By William A. Weathers
The Cincinnati Enquirer

        It's after 11 p.m., and Sgt. Pat Merida is working alone. So she dogs it. An hour later she's still dogging it. But her job is safe because she's doing what she's paid to do — pick up stray dogs, cats and other animals.

        Sgt. Merida, 47, is an animal control officer for the Society for the Prevention of Cruelty to Animals.

        She takes the stray and injured animals she picks up to the SPCA shelter on Colerain Avenue in Northside.

        “We get the injured first,” she says on a recent week night just after beginning the 11 p.m. to 7 a.m. shift.

        As she drives her van out of the SPCA parking lot, Sgt. Merida is alone. She's usually the only one on duty on the third shift, but she has no apprehensions about her safety as she travels all over Hamilton County. She keeps in contact with police dispatchers in Cincinnati and the county.
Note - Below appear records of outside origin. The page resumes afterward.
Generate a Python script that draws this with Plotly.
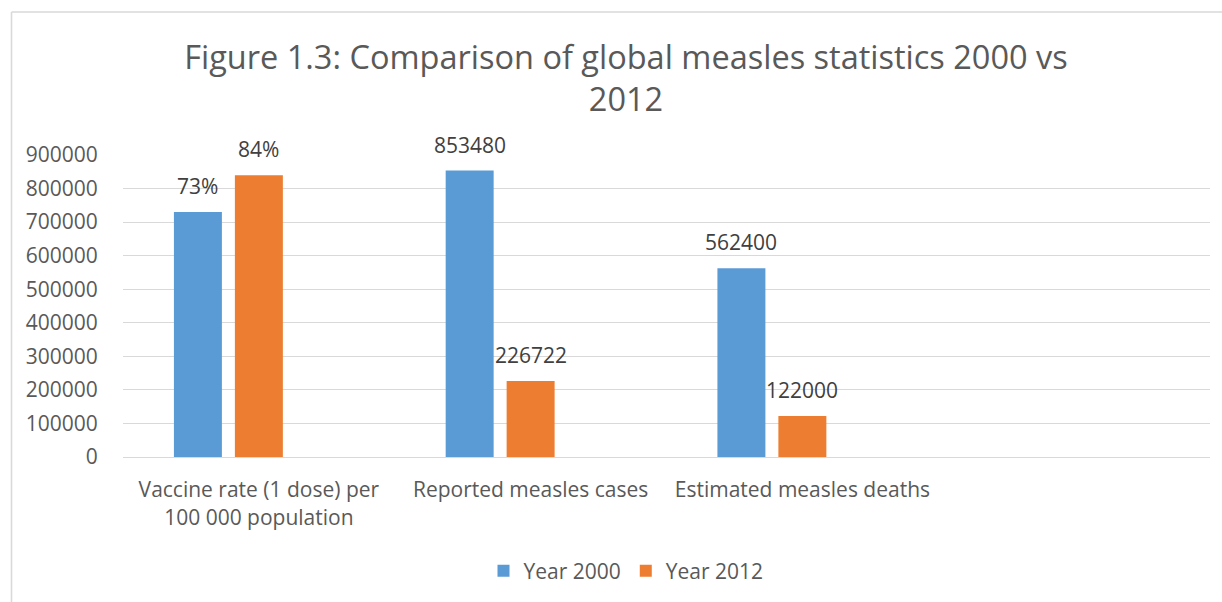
import plotly.graph_objects as go

categories = ["Vaccine rate (1 dose) per<br>100 000 population",
              "Reported measles cases",
              "Estimated measles deaths"]
series_names = ["Year 2000", "Year 2012"]
values_2000 = [730000, 853480, 562400]
values_2012 = [840000, 226722, 122000]
labels_2000 = ["73%", "853480", "562400"]
labels_2012 = ["84%", "226722", "122000"]
y_ticks = [0, 100000, 200000, 300000, 400000, 500000, 600000, 700000, 800000, 900000]

W, H = 1222, 602
ML, MR, MT, MB = 123, 12, 155, 144
N_CAT_SLOTS = 4        # Excel axis reserves an empty 4th category
N_SERIES_SLOTS = 3     # and an empty 3rd series slot
BARGAP = 0.327
BARGROUPGAP = 0.213

FONT = "Open Sans"
GREY = "#595959"
DARK = "#404040"
BLUE = "#5B9BD5"
ORANGE = "#ED7D31"
GRID = "#D9D9D9"

fig = go.Figure()
fig.add_trace(go.Bar(x=categories, y=values_2000, name=series_names[0],
                     marker=dict(color=BLUE, line=dict(width=0))))
fig.add_trace(go.Bar(x=categories, y=values_2012, name=series_names[1],
                     marker=dict(color=ORANGE, line=dict(width=0))))
# empty placeholder series (Excel chart keeps a blank series slot)
fig.add_trace(go.Bar(x=categories, y=[None, None, None], name="",
                     showlegend=False, hoverinfo="skip"))

plot_w = W - ML - MR
slot = plot_w / N_CAT_SLOTS * (1 - BARGAP) / N_SERIES_SLOTS
annotations = []
for j, (vals, labs) in enumerate([(values_2000, labels_2000), (values_2012, labels_2012)]):
    shift = (j - (N_SERIES_SLOTS - 1) / 2) * slot
    for c, v, t in zip(categories, vals, labs):
        annotations.append(dict(x=c, y=v, xref="x", yref="y", text=t, showarrow=False,
                                xshift=shift, yanchor="bottom", yshift=10,
                                font=dict(family=FONT, size=21, color=DARK)))

plot_h = H - MT - MB
def px_x(p):
    return (p - ML) / plot_w
def px_y(p):
    return (H - MB - p) / plot_h

shapes = [
    dict(type="line", xref="paper", yref="paper", x0=px_x(11.5), x1=px_x(1230),
         y0=px_y(11.5), y1=px_y(11.5), line=dict(color=GRID, width=1.6)),
    dict(type="line", xref="paper", yref="paper", x0=px_x(11.5), x1=px_x(11.5),
         y0=px_y(11.5), y1=px_y(610), line=dict(color=GRID, width=1.6)),
]

fig.update_layout(
    width=W, height=H, autosize=False,
    margin=dict(l=ML, r=MR, t=MT, b=MB, pad=0),
    paper_bgcolor="white", plot_bgcolor="white",
    barmode="group", bargap=BARGAP, bargroupgap=BARGROUPGAP,
    font=dict(family=FONT, size=21, color=GREY),
    title=dict(text="Figure 1.3: Comparison of global measles statistics 2000 vs<br>2012",
               x=626 / W, xanchor="center", xref="container",
               y=1 - 69 / H, yanchor="top", yref="container",
               font=dict(family=FONT, size=32.5, color=GREY)),
    xaxis=dict(type="category", range=[-0.5, N_CAT_SLOTS - 0.5],
               showgrid=False, showline=True, linecolor=GRID, linewidth=1.3,
               ticks="outside", ticklen=14, tickcolor="rgba(0,0,0,0)",
               tickfont=dict(family=FONT, size=21, color=GREY), zeroline=False,
               fixedrange=True),
    yaxis=dict(range=[0, 900000], tickvals=y_ticks, tickformat="d",
               showgrid=True, gridcolor=GRID, gridwidth=1.3, zeroline=False,
               showline=False, ticks="outside", ticklen=20, tickcolor="rgba(0,0,0,0)",
               tickfont=dict(family=FONT, size=21, color=GREY), fixedrange=True),
    legend=dict(orientation="h", x=px_x(626), xanchor="center",
                y=px_y(571), yanchor="middle",
                font=dict(family=FONT, size=21, color=GREY),
                itemwidth=30, tracegroupgap=0),
    annotations=annotations,
    shapes=shapes,
    showlegend=True,
)

fig.write_html("out.html")
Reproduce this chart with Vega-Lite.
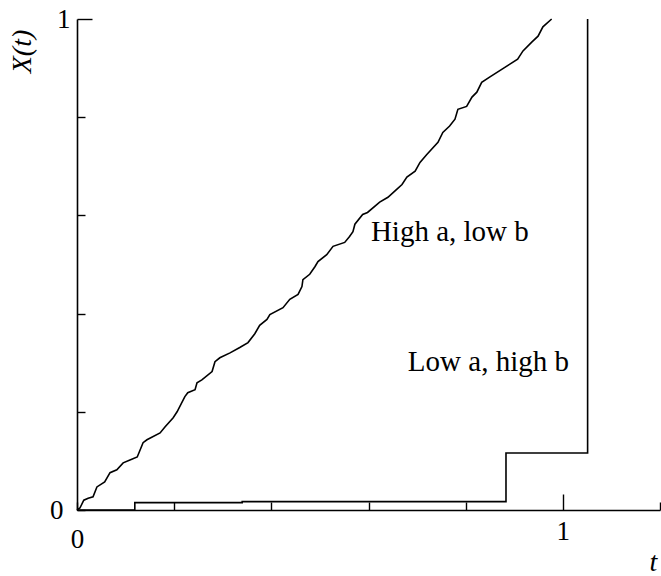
{
  "$schema": "https://vega.github.io/schema/vega-lite/v6.json",
  "width": 583,
  "height": 491,
  "autosize": "none",
  "padding": {"left": 77, "top": 19, "right": 1, "bottom": 66},
  "background": "white",
  "config": {
    "view": {"stroke": null},
    "font": "Liberation Serif",
    "axis": {
      "domainColor": "black",
      "domainWidth": 1.6,
      "tickColor": "black",
      "tickWidth": 1.4,
      "grid": false,
      "labelFont": "Liberation Serif",
      "labelFontSize": 27,
      "labelColor": "black",
      "titleFont": "Liberation Serif",
      "titleFontSize": 28,
      "titleFontStyle": "italic",
      "titleFontWeight": "normal",
      "titleColor": "black"
    }
  },
  "datasets": {
    "highA": [
      {"i": 0, "t": 0.0, "X": 0.0},
      {"i": 1, "t": 0.006, "X": 0.004},
      {"i": 2, "t": 0.014, "X": 0.02},
      {"i": 3, "t": 0.023, "X": 0.024},
      {"i": 4, "t": 0.033, "X": 0.027},
      {"i": 5, "t": 0.041, "X": 0.047},
      {"i": 6, "t": 0.057, "X": 0.057},
      {"i": 7, "t": 0.068, "X": 0.076},
      {"i": 8, "t": 0.082, "X": 0.082},
      {"i": 9, "t": 0.095, "X": 0.096},
      {"i": 10, "t": 0.109, "X": 0.102},
      {"i": 11, "t": 0.124, "X": 0.108},
      {"i": 12, "t": 0.136, "X": 0.137},
      {"i": 13, "t": 0.144, "X": 0.143},
      {"i": 14, "t": 0.171, "X": 0.157},
      {"i": 15, "t": 0.181, "X": 0.169},
      {"i": 16, "t": 0.198, "X": 0.188},
      {"i": 17, "t": 0.206, "X": 0.2},
      {"i": 18, "t": 0.222, "X": 0.231},
      {"i": 19, "t": 0.228, "X": 0.239},
      {"i": 20, "t": 0.243, "X": 0.245},
      {"i": 21, "t": 0.247, "X": 0.259},
      {"i": 22, "t": 0.257, "X": 0.265},
      {"i": 23, "t": 0.278, "X": 0.282},
      {"i": 24, "t": 0.284, "X": 0.302},
      {"i": 25, "t": 0.294, "X": 0.31},
      {"i": 26, "t": 0.315, "X": 0.32},
      {"i": 27, "t": 0.335, "X": 0.331},
      {"i": 28, "t": 0.352, "X": 0.341},
      {"i": 29, "t": 0.366, "X": 0.359},
      {"i": 30, "t": 0.376, "X": 0.376},
      {"i": 31, "t": 0.391, "X": 0.388},
      {"i": 32, "t": 0.397, "X": 0.398},
      {"i": 33, "t": 0.424, "X": 0.412},
      {"i": 34, "t": 0.438, "X": 0.429},
      {"i": 35, "t": 0.455, "X": 0.439},
      {"i": 36, "t": 0.463, "X": 0.455},
      {"i": 37, "t": 0.465, "X": 0.469},
      {"i": 38, "t": 0.479, "X": 0.48},
      {"i": 39, "t": 0.49, "X": 0.496},
      {"i": 40, "t": 0.496, "X": 0.506},
      {"i": 41, "t": 0.514, "X": 0.52},
      {"i": 42, "t": 0.527, "X": 0.537},
      {"i": 43, "t": 0.551, "X": 0.545},
      {"i": 44, "t": 0.561, "X": 0.557},
      {"i": 45, "t": 0.568, "X": 0.567},
      {"i": 46, "t": 0.572, "X": 0.582},
      {"i": 47, "t": 0.588, "X": 0.602},
      {"i": 48, "t": 0.598, "X": 0.606},
      {"i": 49, "t": 0.623, "X": 0.627},
      {"i": 50, "t": 0.64, "X": 0.637},
      {"i": 51, "t": 0.658, "X": 0.653},
      {"i": 52, "t": 0.669, "X": 0.663},
      {"i": 53, "t": 0.679, "X": 0.678},
      {"i": 54, "t": 0.696, "X": 0.69},
      {"i": 55, "t": 0.706, "X": 0.708},
      {"i": 56, "t": 0.72, "X": 0.724},
      {"i": 57, "t": 0.743, "X": 0.749},
      {"i": 58, "t": 0.753, "X": 0.769},
      {"i": 59, "t": 0.767, "X": 0.782},
      {"i": 60, "t": 0.778, "X": 0.796},
      {"i": 61, "t": 0.784, "X": 0.816},
      {"i": 62, "t": 0.802, "X": 0.822},
      {"i": 63, "t": 0.813, "X": 0.841},
      {"i": 64, "t": 0.823, "X": 0.851},
      {"i": 65, "t": 0.833, "X": 0.871},
      {"i": 66, "t": 0.85, "X": 0.882},
      {"i": 67, "t": 0.875, "X": 0.898},
      {"i": 68, "t": 0.891, "X": 0.908},
      {"i": 69, "t": 0.907, "X": 0.918},
      {"i": 70, "t": 0.918, "X": 0.935},
      {"i": 71, "t": 0.936, "X": 0.953},
      {"i": 72, "t": 0.949, "X": 0.965},
      {"i": 73, "t": 0.959, "X": 0.984},
      {"i": 74, "t": 0.977, "X": 1.0}
    ],
    "lowA": [
      {"i": 0, "t": 0.0, "X": 0.0},
      {"i": 1, "t": 0.119, "X": 0.0},
      {"i": 2, "t": 0.119, "X": 0.015},
      {"i": 3, "t": 0.34, "X": 0.015},
      {"i": 4, "t": 0.34, "X": 0.017},
      {"i": 5, "t": 0.883, "X": 0.017},
      {"i": 6, "t": 0.883, "X": 0.116},
      {"i": 7, "t": 1.051, "X": 0.116},
      {"i": 8, "t": 1.051, "X": 1.0}
    ],
    "labels": [
      {"t": 0.605, "X": 0.566, "text": "High a, low b"},
      {"t": 0.681, "X": 0.301, "text": "Low a, high b"}
    ]
  },
  "layer": [
    {
      "data": {"name": "highA"},
      "mark": {"type": "line", "color": "black", "strokeWidth": 1.6},
      "encoding": {
        "x": {
          "field": "t",
          "type": "quantitative",
          "scale": {"domain": [0, 1.2], "nice": false, "zero": false},
          "axis": {
            "values": [0, 0.2, 0.4, 0.6, 0.8, 1, 1.2],
            "labelExpr": "datum.value == 0 ? '0' : (datum.value == 1 ? '1' : '')",
            "tickSize": {"condition": {"test": "datum.value == 1", "value": -16}, "value": -8},
            "labelPadding": 24,
            "labelFlush": false,
            "labelOverlap": false,
            "title": "t",
            "titleX": 576,
            "titleY": 52,
            "titleAlign": "center",
            "titleBaseline": "middle"
          }
        },
        "y": {
          "field": "X",
          "type": "quantitative",
          "scale": {"domain": [0, 1], "nice": false},
          "axis": {
            "values": [0, 0.2, 0.4, 0.6, 0.8, 1],
            "labelExpr": "datum.value == 0 ? '0' : (datum.value == 1 ? '1' : '')",
            "tickSize": {"condition": {"test": "datum.value == 1", "value": -15}, "value": -8},
            "labelPadding": 22,
            "labelFlush": false,
            "labelOverlap": false,
            "title": "X(t)",
            "titleAngle": 270,
            "titleX": -55,
            "titleY": 32,
            "titleAlign": "center",
            "titleBaseline": "middle"
          }
        },
        "order": {"field": "i", "type": "quantitative"}
      }
    },
    {
      "data": {"name": "lowA"},
      "mark": {"type": "line", "color": "black", "strokeWidth": 1.6},
      "encoding": {
        "x": {"field": "t", "type": "quantitative"},
        "y": {"field": "X", "type": "quantitative"},
        "order": {"field": "i", "type": "quantitative"}
      }
    },
    {
      "data": {"name": "labels"},
      "mark": {"type": "text", "align": "left", "baseline": "middle", "fontSize": 29, "font": "Liberation Serif", "color": "black"},
      "encoding": {
        "x": {"field": "t", "type": "quantitative"},
        "y": {"field": "X", "type": "quantitative"},
        "text": {"field": "text"}
      }
    }
  ]
}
        “As long as I've been on the night shift, I've never run into any trouble,” she

        says.

        Then why the gun?

        “I carry .38-caliber Smith & Wesson,” the 18-year SPCA veteran says. “I've never had to shoot anything other than a deer (who had been injured.). If there's no other way to capture an animal and he keeps charging ...”

        It's not easy for Sgt. Merida to kill an animal, even when it's necessary.

        “If I have to shoot a (injured) deer before I go home, it bothers me although I know I'm doing it a favor.”

        On this particular night, Sgt. Merida's first job is to pick up a stray dog at the Montgomery police station.

        “We just found him running around,” Montgomery Police Sgt. Mike Plaatje says of his prisoner. “He's a good dog, friendly.”

        The next stop is at the Blue Ash police department to pick up a 90-pound Husky Malamute. One look at the dog and Sgt. Merida can tell it's somebody's pet.

        Her next pickup is waiting for her in the parking lot of the Reading police station. The small mixed beagle is tied to a pole with a water dish nearby.

        Over the years, Sgt. Merida has been asked to trap beavers, bats, racoons, a ferret, possums and owls.

        “Every night is different,” she says. “The only thing I won't do at night is snakes. I'm terrified of them.”

        And she only removes bats from homes if the request comes from a senior citizen.

        By 12:10 a.m., Sgt. Merida is back at the SPCA shelter to drop off her passengers. Before placing the three dogs in enclosures, she scans the neck of each dog to see if there's an identification chip under the skin. Then she assigns each one a number that she will later enter into the computer system. Along with the identification number will be a description of the particular dog, and when and where the animal was found.

        On this morning, the enclosures where the dogs are kept are crowded and it takes awhile to find a suitable spot for each dog. A chorus of barks and yelps greet Sgt. Merida as she walks past each enclosure. Vicious or quarantined dogs must be isolated from other dogs.

        The domestic animals are kept at the shelter, says Sgt. Merida, “until they're adopted out, or they become ill or their temperament changes and then they're put to sleep.”

        Wild animals are returned to the wild or sent to a wildlife refuge.

        Sgt. Merida, who has two dogs, a cat and four birds at home, has come to like the night shift.

        “It's more convenient,” she says. “I can go home and get my kids off to school and then I can lay down.”